I never knew that. I thought it did, indeed, mean “ordinary”, kind of a throwaway term meaning “Sundays that aren’t part of any particular season”. Never really cared for it, for that reason. And I just prefer the traditional terminology and calendar on general principles.


Even if it were to mean “ordinary” as in “plain”, is that such a bad thing? If every day is a special day such as a feast, then it loses its meaning. You need contrast to make a day special. Monks tell me they spent so much time in the festival psalter, that they started to look forward to ordinary ferias, for a break from the monotony. “Feast” had lost its true meaning and things were flipped on their heads: the ordinary days became anticipated, instead of feasts. That and removing saints that are more legendary than historical were two reasons for cleaning up the saint’s calendar.

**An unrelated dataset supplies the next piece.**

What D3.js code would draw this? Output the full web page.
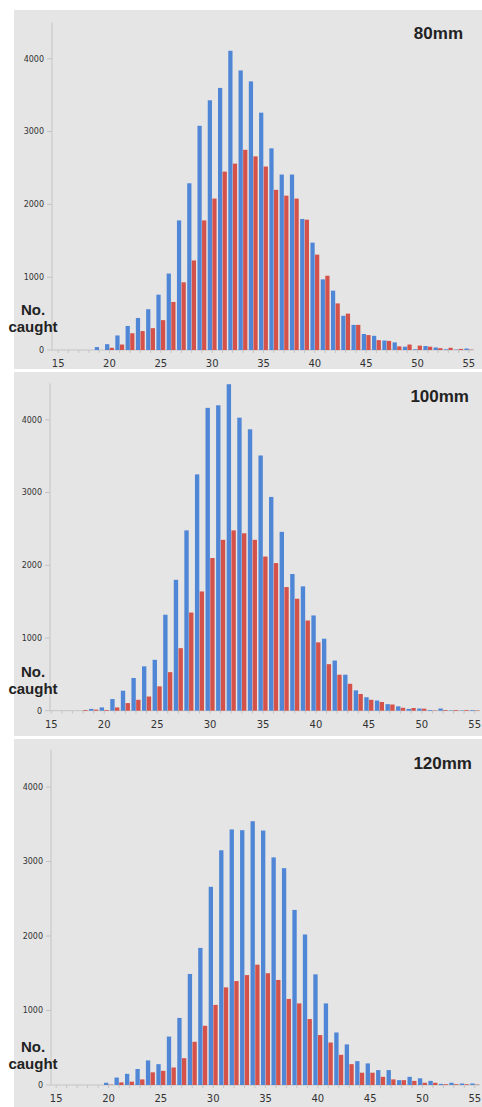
<!DOCTYPE html>
<html>
<head>
<meta charset="utf-8">
<script src="https://cdn.jsdelivr.net/npm/d3@7"></script>
<style>
  body { margin: 0; background: #fff; }
  svg { display: block; }
</style>
</head>
<body>
<svg id="chart" width="482" height="1107"></svg>
<script>
// fish length classes (cm)
var lengths = d3.range(15, 56);
var tickLabels = [15, 20, 25, 30, 35, 40, 45, 50, 55];
var yTicks = [0, 1000, 2000, 3000, 4000];
var seriesNames = ["blue", "red"];

// counts caught, one value per length class 15..55
var blue80 = [0, 0, 0, 0, 40, 80, 200, 330, 440, 560, 760, 1050, 1780, 2290, 3080, 3430, 3600, 4110, 3840, 3690, 3260,
  2770, 2410, 2410, 1800, 1475, 970, 815, 470, 345, 220, 195, 130, 105, 45, 10, 55, 35, 10, 5, 20];
var red80 = [0, 0, 0, 0, 0, 30, 75, 230, 260, 300, 410, 660, 930, 1230, 1780, 2080, 2450, 2560, 2750, 2660, 2520,
  2200, 2120, 2080, 1790, 1310, 1020, 640, 500, 345, 205, 135, 125, 50, 75, 60, 45, 25, 30, 15, 5];

var blue100 = [0, 0, 0, 0, 25, 45, 160, 275, 450, 610, 700, 1320, 1800, 2480, 3250, 4165, 4200, 4490, 4030, 3870, 3510,
  2940, 2460, 1880, 1710, 1310, 990, 690, 495, 280, 185, 140, 90, 60, 25, 30, 10, 30, 5, 5, 10];
var red100 = [0, 0, 0, 10, 15, 10, 45, 105, 150, 195, 335, 530, 860, 1350, 1640, 2100, 2350, 2480, 2440, 2350, 2120,
  2030, 1700, 1540, 1240, 940, 640, 495, 370, 230, 150, 120, 85, 40, 37, 28, 5, 10, 10, 10, 5];

var blue120 = [0, 0, 0, 0, 0, 30, 100, 150, 215, 330, 280, 650, 900, 1490, 1840, 2660, 3150, 3430, 3420, 3540, 3415,
  3055, 2910, 2350, 2020, 1485, 1095, 705, 545, 320, 290, 200, 200, 65, 110, 90, 55, 15, 30, 20, 20];
var red120 = [0, 0, 0, 0, 0, 5, 35, 45, 75, 170, 190, 235, 360, 580, 795, 1075, 1310, 1395, 1475, 1615, 1500,
  1410, 1155, 1095, 885, 670, 570, 405, 280, 165, 165, 110, 75, 65, 55, 30, 30, 10, 10, 10, 5];

var panels = [
  {title: "80mm", blue: blue80, red: red80, bg: [10, 369], axisX: 52, x0: 53, x1: 474, y0: 350, yTop: 22.4, titleX: 463, titleY: 39, labY: 315},
  {title: "100mm", blue: blue100, red: red100, bg: [372, 736], axisX: 50, x0: 46, x1: 480, y0: 710.7, yTop: 383.5, titleX: 469, titleY: 402, labY: 677},
  {title: "120mm", blue: blue120, red: red120, bg: [739, 1107], axisX: 51, x0: 51, x1: 480, y0: 1085, yTop: 749.7, titleX: 472, titleY: 769, labY: 1052}
];

var color = d3.scaleOrdinal().domain(seriesNames).range(["#4f86d6", "#d4524a"]);

var svg = d3.select("#chart");

panels.forEach(function(p) {
  var g = svg.append("g");

  g.append("rect")
      .attr("x", 14)
      .attr("y", p.bg[0])
      .attr("width", 482 - 14)
      .attr("height", p.bg[1] - p.bg[0])
      .attr("fill", "#e5e5e5");

  var x = d3.scaleBand()
      .domain(lengths)
      .range([p.x0, p.x1])
      .paddingInner(0.14)
      .paddingOuter(0.07);

  var x1 = d3.scaleBand()
      .domain(seriesNames)
      .range([0, x.bandwidth()])
      .paddingInner(0.08);

  var y = d3.scaleLinear()
      .domain([0, 4500])
      .range([p.y0, p.yTop]);

  // axis lines
  g.append("line")
      .attr("x1", p.axisX).attr("x2", p.axisX)
      .attr("y1", y(4500)).attr("y2", y(0))
      .attr("stroke", "#c4c4c4");
  g.append("line")
      .attr("x1", p.axisX).attr("x2", p.x1)
      .attr("y1", y(0)).attr("y2", y(0))
      .attr("stroke", "#c4c4c4");

  // x tick marks between categories
  g.append("g").selectAll("line")
    .data(lengths)
    .enter().append("line")
      .attr("x1", function(d) { return x(d) + x.bandwidth() / 2; })
      .attr("x2", function(d) { return x(d) + x.bandwidth() / 2; })
      .attr("y1", y(0))
      .attr("y2", y(0) + 3)
      .attr("stroke", "#c4c4c4");

  // y ticks
  var yt = g.append("g").selectAll("g")
    .data(yTicks)
    .enter().append("g")
      .attr("transform", function(d) { return "translate(0," + y(d) + ")"; });
  yt.append("line")
      .attr("x1", p.axisX - 5).attr("x2", p.axisX)
      .attr("stroke", "#c4c4c4");
  yt.append("text")
      .attr("x", p.axisX - 8)
      .attr("dy", "0.35em")
      .attr("text-anchor", "end")
      .attr("font-family", "DejaVu Sans, sans-serif")
      .attr("font-size", 8)
      .attr("fill", "#333")
      .text(function(d) { return d; });

  // bars
  var rows = lengths.map(function(len, i) {
    return {len: len, blue: p.blue[i], red: p.red[i]};
  });

  g.append("g")
    .selectAll("g")
    .data(rows)
    .enter().append("g")
      .attr("transform", function(d) { return "translate(" + x(d.len) + ",0)"; })
    .selectAll("rect")
    .data(function(d) { return seriesNames.map(function(k) { return {key: k, value: d[k]}; }); })
    .enter().append("rect")
      .attr("x", function(d) { return x1(d.key); })
      .attr("y", function(d) { return y(d.value); })
      .attr("width", x1.bandwidth())
      .attr("height", function(d) { return y(0) - y(d.value); })
      .attr("fill", function(d) { return color(d.key); });

  // x labels
  g.append("g").selectAll("text")
    .data(tickLabels)
    .enter().append("text")
      .attr("x", function(d) { return x(d) + x.bandwidth() / 2; })
      .attr("y", y(0) + 17)
      .attr("text-anchor", "middle")
      .attr("font-family", "DejaVu Sans, sans-serif")
      .attr("font-size", 10)
      .attr("fill", "#333")
      .text(function(d) { return d; });

  // title
  g.append("text")
      .attr("x", p.titleX)
      .attr("y", p.titleY)
      .attr("text-anchor", "end")
      .attr("font-family", "Liberation Sans, Arial, sans-serif")
      .attr("font-weight", "bold")
      .attr("font-size", 17)
      .attr("fill", "#222")
      .text(p.title);

  // axis label
  var lab = g.append("text")
      .attr("text-anchor", "middle")
      .attr("font-family", "Liberation Sans, Arial, sans-serif")
      .attr("font-weight", "bold")
      .attr("font-size", 15)
      .attr("fill", "#222");
  lab.append("tspan").attr("x", 33).attr("y", p.labY).text("No.");
  lab.append("tspan").attr("x", 33).attr("y", p.labY + 17).text("caught");
});
</script>
</body>
</html>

I’m not in favour of Septuagesima either. A preparation for a preparation seems redundant to me. As for the Octave of Pentecost, that was discussed at length a not that long ago. There were excellent theological reasons to not extend the Easter season beyond 50 days, and instead focus on preparation for the manifestation of the Holy Spirit between Ascension and Pentecost, through the texts and chants of the liturgy, such as the hymn Veni Creator Spiritus and the response Spiritus Paraclitus.

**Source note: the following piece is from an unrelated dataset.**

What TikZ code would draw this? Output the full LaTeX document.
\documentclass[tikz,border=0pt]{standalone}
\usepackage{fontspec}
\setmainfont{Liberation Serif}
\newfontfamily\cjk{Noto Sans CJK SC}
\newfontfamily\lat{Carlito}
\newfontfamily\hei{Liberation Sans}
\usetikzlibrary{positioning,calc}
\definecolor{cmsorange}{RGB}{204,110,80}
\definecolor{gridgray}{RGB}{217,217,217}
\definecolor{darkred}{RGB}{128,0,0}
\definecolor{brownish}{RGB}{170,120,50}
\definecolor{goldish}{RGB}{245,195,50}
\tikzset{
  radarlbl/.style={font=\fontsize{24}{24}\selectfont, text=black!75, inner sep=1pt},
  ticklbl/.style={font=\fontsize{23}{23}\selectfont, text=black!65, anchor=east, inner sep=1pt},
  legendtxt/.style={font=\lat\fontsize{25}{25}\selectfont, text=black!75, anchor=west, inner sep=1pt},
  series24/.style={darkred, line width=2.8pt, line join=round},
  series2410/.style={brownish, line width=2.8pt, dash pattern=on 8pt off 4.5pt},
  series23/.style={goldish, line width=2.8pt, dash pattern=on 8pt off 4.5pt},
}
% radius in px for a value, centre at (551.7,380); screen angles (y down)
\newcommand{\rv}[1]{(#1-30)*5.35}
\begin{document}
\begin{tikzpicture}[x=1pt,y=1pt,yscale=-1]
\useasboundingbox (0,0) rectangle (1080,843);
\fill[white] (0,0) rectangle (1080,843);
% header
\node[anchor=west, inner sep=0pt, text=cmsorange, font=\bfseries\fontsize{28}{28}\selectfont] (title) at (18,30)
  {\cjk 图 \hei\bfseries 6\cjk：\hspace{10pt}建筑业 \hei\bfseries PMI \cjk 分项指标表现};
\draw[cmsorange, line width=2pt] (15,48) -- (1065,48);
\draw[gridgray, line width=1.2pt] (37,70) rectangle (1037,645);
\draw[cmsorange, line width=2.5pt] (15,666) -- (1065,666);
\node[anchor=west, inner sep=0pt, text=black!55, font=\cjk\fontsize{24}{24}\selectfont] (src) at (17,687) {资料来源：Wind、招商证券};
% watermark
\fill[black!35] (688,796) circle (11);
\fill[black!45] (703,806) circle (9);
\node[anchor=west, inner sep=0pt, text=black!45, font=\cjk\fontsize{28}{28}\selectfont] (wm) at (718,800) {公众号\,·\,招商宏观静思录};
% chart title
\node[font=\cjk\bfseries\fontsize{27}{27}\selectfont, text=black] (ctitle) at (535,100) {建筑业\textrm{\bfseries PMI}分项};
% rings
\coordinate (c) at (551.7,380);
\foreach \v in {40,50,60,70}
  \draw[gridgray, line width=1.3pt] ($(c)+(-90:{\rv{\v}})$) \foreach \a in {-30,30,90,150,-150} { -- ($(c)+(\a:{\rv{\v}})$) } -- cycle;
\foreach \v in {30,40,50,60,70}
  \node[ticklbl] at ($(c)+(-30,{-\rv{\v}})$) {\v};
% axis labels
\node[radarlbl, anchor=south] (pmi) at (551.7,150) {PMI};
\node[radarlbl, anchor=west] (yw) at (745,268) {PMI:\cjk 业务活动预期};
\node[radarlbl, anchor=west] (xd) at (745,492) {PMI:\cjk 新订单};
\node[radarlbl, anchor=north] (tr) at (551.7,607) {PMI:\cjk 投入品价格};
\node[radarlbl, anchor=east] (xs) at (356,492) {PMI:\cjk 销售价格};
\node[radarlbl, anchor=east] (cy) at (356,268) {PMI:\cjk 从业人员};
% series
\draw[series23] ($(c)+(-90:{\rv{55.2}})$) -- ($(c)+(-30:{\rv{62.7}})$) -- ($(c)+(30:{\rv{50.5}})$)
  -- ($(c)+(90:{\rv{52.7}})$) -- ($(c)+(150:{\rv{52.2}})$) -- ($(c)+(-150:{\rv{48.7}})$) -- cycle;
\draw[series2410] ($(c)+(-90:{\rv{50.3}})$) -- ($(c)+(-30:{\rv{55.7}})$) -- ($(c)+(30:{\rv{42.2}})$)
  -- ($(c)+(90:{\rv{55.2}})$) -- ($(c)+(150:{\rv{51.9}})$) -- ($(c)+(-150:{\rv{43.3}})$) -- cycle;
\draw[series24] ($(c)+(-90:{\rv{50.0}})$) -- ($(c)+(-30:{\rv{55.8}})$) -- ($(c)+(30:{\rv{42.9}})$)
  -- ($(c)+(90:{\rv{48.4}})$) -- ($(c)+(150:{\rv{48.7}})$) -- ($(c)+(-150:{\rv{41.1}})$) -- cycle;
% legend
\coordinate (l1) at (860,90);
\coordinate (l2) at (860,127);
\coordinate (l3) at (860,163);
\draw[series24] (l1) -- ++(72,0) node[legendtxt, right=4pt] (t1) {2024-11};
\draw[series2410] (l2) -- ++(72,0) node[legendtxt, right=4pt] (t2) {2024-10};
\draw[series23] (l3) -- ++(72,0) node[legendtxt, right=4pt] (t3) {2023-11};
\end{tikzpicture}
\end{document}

Septuagesima makes more sense if you look at Lent as a journey into the wilderness. If you were going to be journeying through the desert for forty days would you not prepare yourself before the journey? That is how it was explained to me and it helped with my understanding of it.

St Anthony of Padua also wrote a series of sermons for Sunday’s and Feasts which starts on Septuagesima and continues throughout the calendar as it existed in the 1200s. He doesn’t really speak about Septuagesima so much as he breaks down the readings and finds concordances in them. As somebody who almost exclusively attends the EF, seeing how little the calendar changed from the 1200 to 1962 in terms of Sunday readings really cool.


So to clarify, does “ordinary” mean something significantly different when the noun it modifies is “form” rather than “time”?

In Latin it is called Tempus per annum, or “time through the year.” As for calling it Ordinary time in English, I don’t know why they chose that. It isn’t even a good translation.

I think the only thing that needs to be updated in the EF liturgical calendar are the addition of feast days of the Saints canonized after 1962 - leave the rest alone.

I should note, it also depends on what parish you go to. If you attend an FSSP or ICKSP run parish, they have been granted in indult by the Holy See to use the pre 1950’s Holy Week liturgy. A move that has proved to be especially popular in the traditional communities.

If you attend a diocesan run parish, they are still required to only use the 1962 liturgical books.

I like that they’re allowed to use the pre-1950’s liturgy, but I thought only certain FSSP/ICKSP parishes got permission to do that, as opposed to all of both.

I never give this sort of thing much thought. I like Mass the way it is and I like the Missal the way it is. Thanks be to God! :pray::pray::pray:

I agree. Keep the Traditional Latin Mass and missal/calendar as it is.

Does the SSPX have this indult too? Haven’t they always used the 1962 Missal?
I think that is why the SSPV broke from them because they wanted to go earlier but Lefebvre insisted on the 1962 Missal.

Right. Each FSSP or ICRSS apostolate must request and receive permission to use the pre-1955 Holy Week liturgy.